Nonequilibrium relaxation methods. Acoustic effects in transient chemical reactions

Abstract

The hydrodynamic equations of motion describing the interaction of sound with transient chemical reactions are written for adiabatic conditions to take account of changes in enthalpy and stoichiometry, and the possibility of temperature and pressure dependent rate coefficients. The equations are linearized in small inhomogeneous perturbations away from the time‐dependent homogeneous state of the reacting system and solved by asymptotic expansion methods in the limit of high acoustic frequencies. Depending on the properties of the reaction, amplification, attenuation, and frequency changes of the sound may occur. Details are given for the ideal gas reactions $\mathrm{A}\to \mathrm{B}+\mathrm{C}\mathrm{,\hspace{0.17em}}\mathrm{A}\to \mathrm{B}$ . Numerical solutions of the hydrodynamic equations of motion confirm the predictions of the theory quantitatively.

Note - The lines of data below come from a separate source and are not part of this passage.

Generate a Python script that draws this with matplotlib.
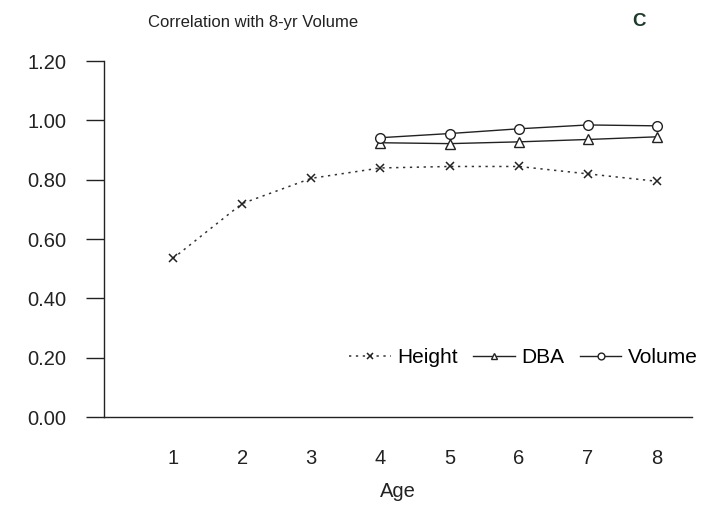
import numpy as np
import matplotlib.pyplot as plt

plt.rcParams['font.family'] = ['Liberation Sans', 'DejaVu Sans']

# ---- data ----
age = [1, 2, 3, 4, 5, 6, 7, 8]
height = [0.535, 0.72, 0.805, 0.84, 0.845, 0.845, 0.82, 0.795]
age_dba = [4, 5, 6, 7, 8]
dba = [0.925, 0.922, 0.928, 0.936, 0.945]
volume = [0.942, 0.956, 0.972, 0.985, 0.982]
yticks = [0.0, 0.2, 0.4, 0.6, 0.8, 1.0, 1.2]

# ---- figure ----
fig = plt.figure(figsize=(7.16, 5.32), dpi=100)
ax = fig.add_axes([0.145, 0.216, 0.821, 0.669])

ax.plot(age, height, ls=(0, (1.5, 3)), color='#333333', lw=1.1,
        marker='x', ms=6, mew=1.1, mec='#222222', label='Height')
ax.plot(age_dba, dba, ls='-', color='#222222', lw=1.0,
        marker='^', ms=7, mfc='white', mec='#222222', mew=1.0, label='DBA')
ax.plot(age_dba, volume, ls='-', color='#222222', lw=1.0,
        marker='o', ms=7, mfc='white', mec='#222222', mew=1.0, label='Volume')

ax.set_xlim(0, 8.5)
ax.set_ylim(0, 1.2)
ax.set_xticks(age)
ax.set_yticks(yticks)
ax.set_yticklabels(['%.2f' % v for v in yticks])

ax.spines['top'].set_visible(False)
ax.spines['right'].set_visible(False)
for s in ('left', 'bottom'):
    ax.spines[s].set_color('#222222')
    ax.spines[s].set_linewidth(1.0)

ax.tick_params(axis='x', length=0, pad=23, labelsize=14.5, colors='#222222')
ax.tick_params(axis='y', direction='out', length=13, width=1.0,
               pad=14, labelsize=14.5, colors='#222222')

ax.set_xlabel('Age', fontsize=14.5, labelpad=10, color='#222222')

fig.text(148 / 716, 1 - 22 / 532, 'Correlation with 8-yr Volume',
         fontsize=12, va='center', ha='left', color='#222222')
fig.text(639 / 716, 1 - 22 / 532, 'C', fontsize=13.5, fontweight='bold',
         va='center', ha='center', color='#1e3a2c')

leg = ax.legend(loc='center right', ncol=3, frameon=False, fontsize=15,
                handlelength=2.0, handletextpad=0.3, columnspacing=0.75,
                markerscale=0.7)
leg.set_bbox_to_anchor((1.042, 0.167), transform=ax.transAxes)

fig.savefig('out.png', dpi=100)
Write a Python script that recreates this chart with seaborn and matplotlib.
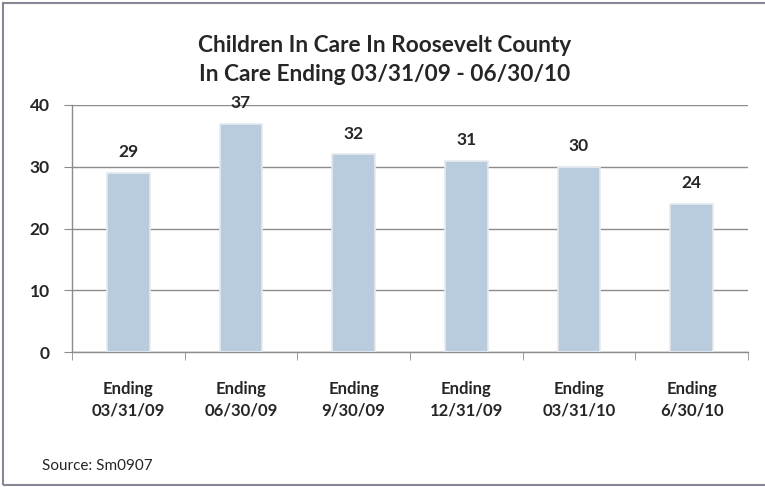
import numpy as np
import pandas as pd
import matplotlib
matplotlib.use("Agg")
from matplotlib import pyplot as plt
from matplotlib import ticker
import seaborn as sns

categories = ["Ending\n03/31/09", "Ending\n06/30/09", "Ending\n9/30/09",
              "Ending\n12/31/09", "Ending\n03/31/10", "Ending\n6/30/10"]
children = [29, 37, 32, 31, 30, 24]
title_lines = ["Children In Care In Roosevelt County", "In Care Ending 03/31/09 - 06/30/10"]
source_note = "Source: Sm0907"

sns.set_style("white")
plt.rcParams["font.family"] = ["Lato", "DejaVu Sans"]

df = pd.DataFrame({"period": categories, "count": children})

fig = plt.figure(figsize=(7.65, 4.87), dpi=100)
ax = fig.add_axes([0.0941, 0.2772, 0.8837, 0.5072])

sns.barplot(data=df, x="period", y="count", color="#B9CCDD", width=0.38,
            edgecolor="#E6EAEE", linewidth=1.2, saturation=1, ax=ax, zorder=3)

ax.set_ylim(0, 40)
ax.set_xlim(-0.5, 5.5)
ax.yaxis.set_major_locator(ticker.MultipleLocator(10))
ax.grid(axis="y", color="#8C8C8C", linewidth=1, zorder=0)
ax.set_axisbelow(True)
for s in ["top", "right"]:
    ax.spines[s].set_visible(False)
for s in ["left", "bottom"]:
    ax.spines[s].set_color("#8C8C8C")
    ax.spines[s].set_linewidth(1)

ax.set_xlabel("")
ax.set_ylabel("")
ax.xaxis.set_minor_locator(ticker.FixedLocator(np.arange(-0.5, 6, 1)))
ax.tick_params(axis="x", which="major", length=0, pad=21, labelsize=12)
ax.tick_params(axis="x", which="minor", length=6, color="#8C8C8C", direction="out", bottom=True)
ax.tick_params(axis="y", length=6, color="#8C8C8C", direction="out", left=True, labelsize=12.5, pad=10)
for lab in ax.get_xticklabels() + ax.get_yticklabels():
    lab.set_fontweight("bold")
    lab.set_linespacing(1.4)

for i, v in enumerate(children):
    ax.annotate(str(v), (i, v), xytext=(0, 9), textcoords="offset points",
                ha="center", va="bottom", fontsize=12.5, fontweight="bold")

fig.text(0.503, 0.907, title_lines[0], ha="center", va="center", fontsize=16.3, fontweight="bold")
fig.text(0.503, 0.846, title_lines[1], ha="center", va="center", fontsize=16.3, fontweight="bold")
fig.text(0.055, 0.043, source_note, ha="left", va="center", fontsize=11)

# outer frame
frame = plt.Rectangle((0.004, 0.004), 1.2, 0.99, transform=fig.transFigure,
                      fill=False, edgecolor="#8A8494", linewidth=1.5)
fig.patches.append(frame)

fig.savefig("out.png", dpi=100)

The asymptotic expansion method is compared to WKB‐type solutions and, in lowest order, the results of the two methods agree for the acoustic but not the reactive modes. Measurements of the rate of change of amplitude and frequency of the sound wave due to reaction provide information on rate coefficients and their temperature and pressure dependence. The theory is developed for standing acoustic waves and propagating wave packets. The analysis provides an extension of relaxation methods to transient reactions far from chemical equilibrium.